Just dreaming right now. But any suggestions for bare bones lap or desktop computer. I'm using an older Lenovo G570 so it shouldn't take much for a noticeable improvement. Oh yes... Windows 10 home.
Brian
Just dreaming right now. But any suggestions for bare bones lap or desktop computer. I'm using an older Lenovo G570 so it shouldn't take much for a noticeable improvement. Oh yes... Windows 10 home.
Brian
The new AMD Reyzen desktop CPU that is about to launch is getting rave reviews - outperforming the current generation of Intel chips at around 1/2 the price. I would not go with less than 16GB of ram and highly recommend a SSD as the system drive. A standard HDD for storage would be fine. You don't need a fancy GPU for image editing and in fact a built in one might be good enough.
If you are going for a new screen, I highly recommend getting one that is at least sRGB compliant (not all are).
They have not announced the prices and release dates of anything other than the top of the line chips yet. I doubt that 8-core chips are what you have in mind, as they are targeting the Intel i7 market. The i3 and i5 chip competitors have not been announced yet; the 4-core "Raven Ridge" CPUs are supposed to roll out later this year.
Hi Brian,
I can't answer your question. However, I recently switched from a laptop with standard hard drive to a new one with SSD only and I recommend SSD drives if you can cope with the smaller storage space and higher price. The laptop came with 128GB. After OS and software I figure I have 90 GB left so I can read in and edit one 64GB SDHC card at a time. I estimate the SDHC card reads to be 3-4x faster as the bottleneck must have been writing to the hard drive. Also the applications open 4 times faster (or so).
Cheers,
Michael
Hi Brian,
why don't ye refurbish yer Lenovo? It's a good laptop. Don't know how old it is but if it's an i5 2500 processor, that's a good, powerful start. Ah assume it's 64 bit? If so ye could upgrade the RAM tae 8GB (selling off the 6GB already in it) Ye can get 8gb (2x4GB) Gskill, Kingston and various other laptop memory for $25-50. A 500GB Samsung SSD drive would cost around $150, again ye could sell the existing HDD or keep it as an external drive. A USB protective case for it, is around $20-50.
Things ye can do right now...
- run disk cleanup
- run defrag
- make sure AV is fully up to date
- run full AV scan
- uninstall any bloatware which may be hanging around. Lenovo comes with Macafee AV and firewall on a number of their machines. If ye have that, ah'd ditch both AV and firewall. Turn on Windows firewall and Windows Defender, they're both better, faster, use less resources and are less intrusive that Macafee.
- If ye rarely use "search", switch it tae manual. Click on "start". If yer gonna have an SSD either in yer present laptop or a new one, switch it off altogether for yer SSD drive. It's not needed.

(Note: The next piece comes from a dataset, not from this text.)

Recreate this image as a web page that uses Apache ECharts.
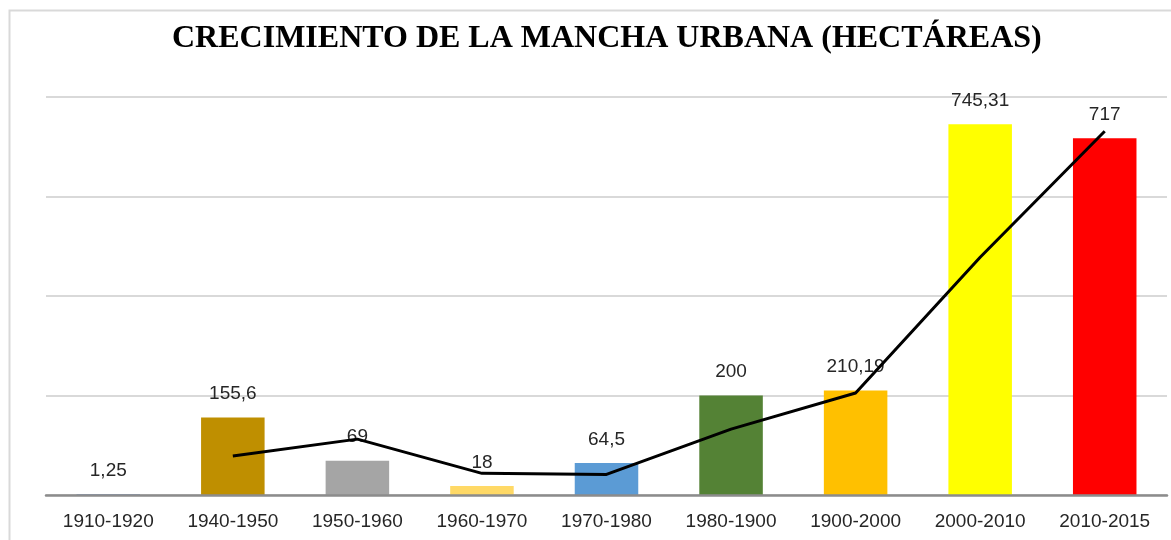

- Go tae "power options - create a power plan" . Tick "High performance". This'll run down yer battery quicker and make the laptop slightly hotter in extended use but ye will notice a difference.
- Troubleshoot "Performance". If there's any underlying problems, reducing yer laptop's functions, this may sort them.
- Ditch as many desktop gadgets as ye feel ye can do without (if ye have any running)
My advice if you keep this machine is a complete reinstall of the os. This includes a new formatting of the drive. To me this is the only way to get rid of all that stuff that settled on your machine in the past. And then get rid of all that unwanted software that came with your computer.
I agree with Tao about both McAffee and AVG. Their newest slows down your pc after a while. I did install AVG again, just has been my choice.
Using your pc means either using your old os or buying a new one.
George
So the $200 odd that Boab suggests is half way to a new desktop.... That begs the question, even if you are merely dreaming, what's your budget?
Dell Inspiron range have always been good VFM. Cyberpower or Lenovo desktop.
I tend to be thinking along the same line as Boab - I am using a 4+ year old mid-range ASUS laptop while I am on the road. It already has 8MB of RAM and cannot handle more (I checked). The best thing I ever did was to spend some money on a SSD drive to replace the standard mechanical HDD on the machine. The speed increase was quite amazing.
Windows will swap things it is not using to hard disk, when it needs more memory. Laptop drives are slower than desktop ones (largely because of power use and mechanical robustness requirements), so in many ways, adding a SSD is almost the same as adding more RAM. Image editing is not particularly resource intensive; not the way 3D gaming or video editing / rendering is, so rather than replacing everything, upgrading a few items is likely going to let your limited budget stretch farther.
Any new desktop for $500 means you will be getting fairly low end components in terms of CPU, HDD and RAM. You will be paying for a case, motherboard, power supply, etc. that you probably don't really need. If you had a larger budget, and could throw in 16GB of fast RAM, a dedicated video card with at least 2GB of fast RAM, a SSD drive, then it would make sense to go for a new desktop.